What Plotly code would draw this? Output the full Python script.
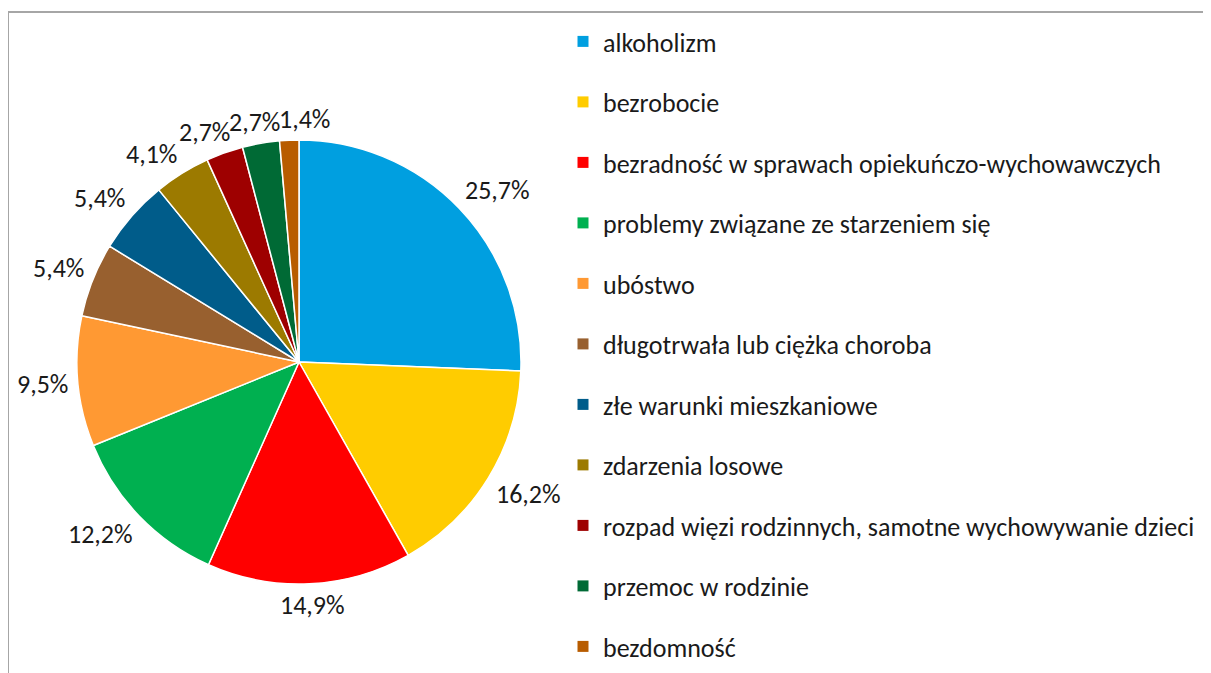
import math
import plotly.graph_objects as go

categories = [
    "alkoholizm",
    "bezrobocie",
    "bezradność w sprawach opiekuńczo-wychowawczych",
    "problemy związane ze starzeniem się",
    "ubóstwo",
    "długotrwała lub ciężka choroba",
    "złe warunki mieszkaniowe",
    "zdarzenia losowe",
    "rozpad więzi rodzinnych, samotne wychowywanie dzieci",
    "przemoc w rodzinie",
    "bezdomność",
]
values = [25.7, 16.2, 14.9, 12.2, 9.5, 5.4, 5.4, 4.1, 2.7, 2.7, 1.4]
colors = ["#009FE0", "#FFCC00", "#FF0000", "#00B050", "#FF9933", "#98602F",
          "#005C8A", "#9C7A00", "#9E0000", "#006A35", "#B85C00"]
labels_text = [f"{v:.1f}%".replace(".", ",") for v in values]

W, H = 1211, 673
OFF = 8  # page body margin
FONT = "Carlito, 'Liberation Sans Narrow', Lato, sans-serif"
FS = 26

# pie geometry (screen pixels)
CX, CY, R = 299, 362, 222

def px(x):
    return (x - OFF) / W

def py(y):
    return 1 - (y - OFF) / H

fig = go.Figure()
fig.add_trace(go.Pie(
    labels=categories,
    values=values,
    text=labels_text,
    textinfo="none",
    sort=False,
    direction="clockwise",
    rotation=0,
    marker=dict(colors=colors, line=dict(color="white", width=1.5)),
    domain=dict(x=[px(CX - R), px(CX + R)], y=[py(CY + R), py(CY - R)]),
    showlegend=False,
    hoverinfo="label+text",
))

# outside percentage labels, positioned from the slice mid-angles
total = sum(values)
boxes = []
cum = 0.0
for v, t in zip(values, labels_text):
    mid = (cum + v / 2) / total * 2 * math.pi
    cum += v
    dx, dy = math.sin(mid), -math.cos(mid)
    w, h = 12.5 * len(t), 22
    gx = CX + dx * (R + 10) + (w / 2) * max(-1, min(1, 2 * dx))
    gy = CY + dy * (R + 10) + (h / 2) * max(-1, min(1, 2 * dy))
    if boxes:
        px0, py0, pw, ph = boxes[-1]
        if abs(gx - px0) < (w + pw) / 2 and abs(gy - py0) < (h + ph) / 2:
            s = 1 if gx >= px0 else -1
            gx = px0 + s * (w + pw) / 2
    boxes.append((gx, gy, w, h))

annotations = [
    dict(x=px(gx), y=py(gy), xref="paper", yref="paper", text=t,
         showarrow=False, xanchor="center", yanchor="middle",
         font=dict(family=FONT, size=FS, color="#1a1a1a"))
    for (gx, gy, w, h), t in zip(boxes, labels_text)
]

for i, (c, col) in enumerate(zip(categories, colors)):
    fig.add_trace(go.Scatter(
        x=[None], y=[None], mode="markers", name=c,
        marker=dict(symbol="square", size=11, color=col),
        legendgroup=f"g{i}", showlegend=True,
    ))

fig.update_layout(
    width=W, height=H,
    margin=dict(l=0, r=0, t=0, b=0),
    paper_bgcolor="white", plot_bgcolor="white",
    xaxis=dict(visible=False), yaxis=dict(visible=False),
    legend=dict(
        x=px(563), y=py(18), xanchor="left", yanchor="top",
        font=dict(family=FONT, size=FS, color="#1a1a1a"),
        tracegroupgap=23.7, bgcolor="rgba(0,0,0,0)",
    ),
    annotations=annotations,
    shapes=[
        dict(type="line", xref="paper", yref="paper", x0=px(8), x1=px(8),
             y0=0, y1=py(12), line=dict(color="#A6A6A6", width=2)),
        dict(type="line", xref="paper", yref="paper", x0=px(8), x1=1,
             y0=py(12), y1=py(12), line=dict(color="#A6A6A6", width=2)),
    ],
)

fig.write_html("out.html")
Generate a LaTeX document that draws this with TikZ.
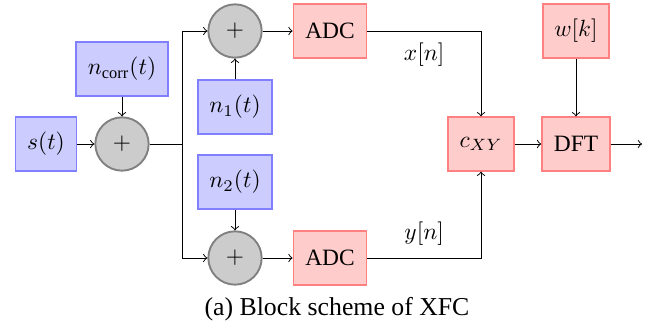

_____

• THE PROBLEM: Pictures are to be left out; all else in the entries above is to be quoted exactly.

• WRITTEN RESPONSE:
What Plotly code would draw this? Output the full Python script.
import math
import plotly.graph_objects as go

categories = [
    "alkoholizm",
    "bezrobocie",
    "bezradność w sprawach opiekuńczo-wychowawczych",
    "problemy związane ze starzeniem się",
    "ubóstwo",
    "długotrwała lub ciężka choroba",
    "złe warunki mieszkaniowe",
    "zdarzenia losowe",
    "rozpad więzi rodzinnych, samotne wychowywanie dzieci",
    "przemoc w rodzinie",
    "bezdomność",
]
values = [25.7, 16.2, 14.9, 12.2, 9.5, 5.4, 5.4, 4.1, 2.7, 2.7, 1.4]
colors = ["#009FE0", "#FFCC00", "#FF0000", "#00B050", "#FF9933", "#98602F",
          "#005C8A", "#9C7A00", "#9E0000", "#006A35", "#B85C00"]
labels_text = [f"{v:.1f}%".replace(".", ",") for v in values]

W, H = 1211, 673
OFF = 8  # page body margin
FONT = "Carlito, 'Liberation Sans Narrow', Lato, sans-serif"
FS = 26

# pie geometry (screen pixels)
CX, CY, R = 299, 362, 222

def px(x):
    return (x - OFF) / W

def py(y):
    return 1 - (y - OFF) / H

fig = go.Figure()
fig.add_trace(go.Pie(
    labels=categories,
    values=values,
    text=labels_text,
    textinfo="none",
    sort=False,
    direction="clockwise",
    rotation=0,
    marker=dict(colors=colors, line=dict(color="white", width=1.5)),
    domain=dict(x=[px(CX - R), px(CX + R)], y=[py(CY + R), py(CY - R)]),
    showlegend=False,
    hoverinfo="label+text",
))

# outside percentage labels, positioned from the slice mid-angles
total = sum(values)
boxes = []
cum = 0.0
for v, t in zip(values, labels_text):
    mid = (cum + v / 2) / total * 2 * math.pi
    cum += v
    dx, dy = math.sin(mid), -math.cos(mid)
    w, h = 12.5 * len(t), 22
    gx = CX + dx * (R + 10) + (w / 2) * max(-1, min(1, 2 * dx))
    gy = CY + dy * (R + 10) + (h / 2) * max(-1, min(1, 2 * dy))
    if boxes:
        px0, py0, pw, ph = boxes[-1]
        if abs(gx - px0) < (w + pw) / 2 and abs(gy - py0) < (h + ph) / 2:
            s = 1 if gx >= px0 else -1
            gx = px0 + s * (w + pw) / 2
    boxes.append((gx, gy, w, h))

annotations = [
    dict(x=px(gx), y=py(gy), xref="paper", yref="paper", text=t,
         showarrow=False, xanchor="center", yanchor="middle",
         font=dict(family=FONT, size=FS, color="#1a1a1a"))
    for (gx, gy, w, h), t in zip(boxes, labels_text)
]

for i, (c, col) in enumerate(zip(categories, colors)):
    fig.add_trace(go.Scatter(
        x=[None], y=[None], mode="markers", name=c,
        marker=dict(symbol="square", size=11, color=col),
        legendgroup=f"g{i}", showlegend=True,
    ))

fig.update_layout(
    width=W, height=H,
    margin=dict(l=0, r=0, t=0, b=0),
    paper_bgcolor="white", plot_bgcolor="white",
    xaxis=dict(visible=False), yaxis=dict(visible=False),
    legend=dict(
        x=px(563), y=py(18), xanchor="left", yanchor="top",
        font=dict(family=FONT, size=FS, color="#1a1a1a"),
        tracegroupgap=23.7, bgcolor="rgba(0,0,0,0)",
    ),
    annotations=annotations,
    shapes=[
        dict(type="line", xref="paper", yref="paper", x0=px(8), x1=px(8),
             y0=0, y1=py(12), line=dict(color="#A6A6A6", width=2)),
        dict(type="line", xref="paper", yref="paper", x0=px(8), x1=1,
             y0=py(12), y1=py(12), line=dict(color="#A6A6A6", width=2)),
    ],
)

fig.write_html("out.html")
Generate a LaTeX document that draws this with TikZ.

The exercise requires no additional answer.